К моему удивлению книга оказалась в разы больше похожей на «Повесть о прекрасной Отикубо», нежели на клавелловского «Сёгуна». Несмотря на то, что Клавелл описывает тот же исторический период, что и Ёсикава. Конечно, можно укорять переводчика в совершенно плоском тексте (Мусаси встал, Дзётаро вскочил, Оцу заплакала, Осуги завопила, вошёл Такуан – примерно так здесь всё и излагается), но ведь смысловая насыщенность, если бы таковая была, была бы даже и в плохом переводе!

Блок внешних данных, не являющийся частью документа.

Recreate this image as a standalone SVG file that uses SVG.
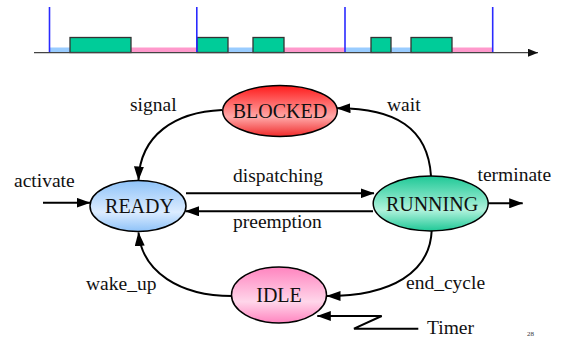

У Ёсикавы развивается только один герой – сам Мусаси. Набедокурил – понёс наказание – учился, много читая – постиг дзен – преобразился. Все остальные не изменяются (а если и изменяются, как Матахати и его мамаша, то каким-то волшебным образом сразу в один момент). Всех героев, которых Ёсикава помянул в начале книги, какими бы незначительными они ни казались, он планомерно описывает вплоть до конца. Иногда это раздражает своей искусственностью: в жизни бывают случайные встречи с кем-то одним, но чтобы тебе постоянно попадались абсолютно все люди, с которыми ты расставался, по десятку раз каждый – это, знаете ли, чересчур. Понятно, что оно надо Ёсикаве для сюжетных линий его романа, но боже мой, как эти линии деланны и примитивны! Клавелл (по которому тоже снимали сериалы, и который в принципе написал до кучи сценариев) не позволял себе такого безыскусного ремесленничества. В его перипетии веришь, его герои запросто могут взять и умереть, а не как тут всё время чудесным образом спасаться. Клавелла можно упрекать в отсутствии изящества японского дзен-буддизма, но… где, укажите мне, найти это изящество у Ёсикавы в его исключительно глагольном повествовании? Клавелл по крайней мере описывает наряду с остальными умных и хитрых японцев. То же китайское «Троецарствие», написанное задолго до «исторической хроники» Ёсикавы, интересно читать именно потому, что ум и хитрость военачальников всегда выступает на первый план. Здесь же более-менее осмысленные речи говорят лишь два монаха, и то один из них не может ответить на вопрос Мусаси, почему победителей не судят, ведь они тоже шли против прежнего закона. Монах даже не допускает мысли, что можно идти против текущего закона, как и не допускал такой мысли при прежнем законе и власти, и вместо ответа старается скорее позабыть про это противоречие. Таковы самые рассудительные люди в этом произведении.
Так или иначе, мне совершенно непонятно, чем именно этот роман Ёсикавы прельстил и продолжает прельщать толпы режиссёров, снимающих по нему сериалы. Уже к середине книги сюжет начинает напоминать примитивную Санта-Барбару, в которой Он пытается найти смысл жизни в карьере (совершенствовании владения мечом), а Она всю дорогу ездит за ним и плачет, зная, что никогда не станет для главгера важнее карьеры. Перед финальным поединком эта девушка (кажется, к тому моменту ей уже за 30 и она почти умирает от чахотки) говорит, что ей абсолютно неважно то, что она никогда не сможет быть с ним, лишь бы он на ней женился. Тут уж не знаешь, что и думать: с одной стороны, эта девушка только и знала, что весь роман демонстрировала полное безразличие к тому, что о ней подумают люди, с другой теперь выдаёт такое… Что касается главгера, то мне сложно согласиться с тем, что он обретает гармонию в своём пути меча, потому что он время от времени неизбежно возвращается к мыслям о живых. Это самое точное слово здесь. Живые – его невеста, его первый ученик, его второй ученик, отчасти даже его друг детства Матахати – все, за жизнь и счастье которых он несёт ответственность. Он постоянно ради меча отрекается от этих связей, и совесть его постоянно за это гложет. Можно ли такого человека назвать постигшим дзен? Не думаю.
Мне понравилось только одно – возможность сравнить образ обучения искусству меча своих учеников у Мусаси и у Кодзиро. Если последний повергал всех в ужас, убивая учеников, то первый не только показывает технику, но даже, можно сказать, проводит психологические тренинги.
Ёсикава жил на рубеже 19-20 веков. Не знаю, что там в 19, но в 20 веке было множество японских авторов с прекрасным художественным языком, с метафорическим образом мыслей, создававших глубокие произведения без подобных вымученных сюжетных линий.